UK - The National Association of Pension Funds (NAPF) and Pension Protection Fund (PPF) have shed further light on a proposed infrastructure platform under development, saying the fund would look for ways to avoid exposing investors to construction risk, while allowing them to retain ownership following a project's completion.

PPF chief executive Alan Rubenstein - outlining how far discussions had come since a memorandum of understanding with the UK Treasasury was signed last year - said plans were for 10-12 pension funds to commit £1bn (€1.2bn) in capital, with a further £1bn attracted from other schemes following the fund launch - provisionally planned for January next year.

While the £2bn was far below the £20bn estimates released by the Treasury last year, Rubenstein said the lower figure came about because the parties involved were "practical people", with NAPF chief executive Joanne Segars saying the initial figure was a "long-term aspiration".

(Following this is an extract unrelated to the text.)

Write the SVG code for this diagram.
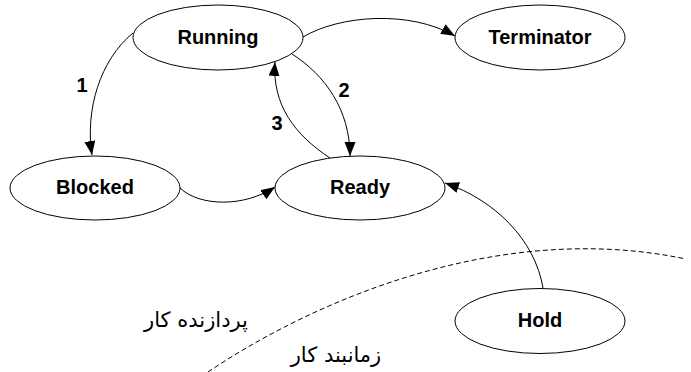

Asked whether the Pension Infrastructure Platform (PIP) would rely solely on equity or also consider infrastructure debt, Rubenstein said: "It will look across the whole capital structure, so it may use leverage. We've indicated thus far that we think, in terms of leveraging it up, it would be 50/50 equity and debt per project."

Rubenstein also said that, in an effort to address investors' concerns about cost overruns, the platform would look for ways to avoid construction risk.

"We are aware of the issue, and we will be structuring things so that pension funds are not taking construction risk, which they are frankly not well placed to understand or manage," he said.

Segars declined to comment on what type of infrastructure the fund would initially target, saying this was for the founding investors to decide.

Rubenstein said assets outside the UK would "potentially" be considered, but that final decisions would be reached once fund managers had been appointed.

Asked why no similar fund had been developed by the NAPF before now, Segars said it was a "good time" for such proposals and urged the industry to look forward rather than back - repeatedly stressing that PIP would be open to smaller UK schemes.

Rubenstein, however, said a pension fund's location would not impact willingness to accept capital, telling IPE after the presentation that, while it was "right" to focus the design around UK funds, this would not limit other investors.

"Provided anyone else would want to subscribe and knew what they were getting - and what they will get is something that is designed to produce that long-term, low-risk, inflation-linked revenue stream - provided they want that, I can't see any reason why you would prevent them from participating if they wanted," he said.

Asked about the risk of investing in Scottish infrastructure with an independence referendum proposed for late 2014, Rubenstein said there were many projects in the National Infrastructure Plan - which covered all of the UK - that would be of interest.

"We will look at infrastructure predominantly in the UK, and we will look to invest with no construction risk," he said.

"Apart from that, it will be down to the managers of the fund to decide what's a good opportunity and what's not."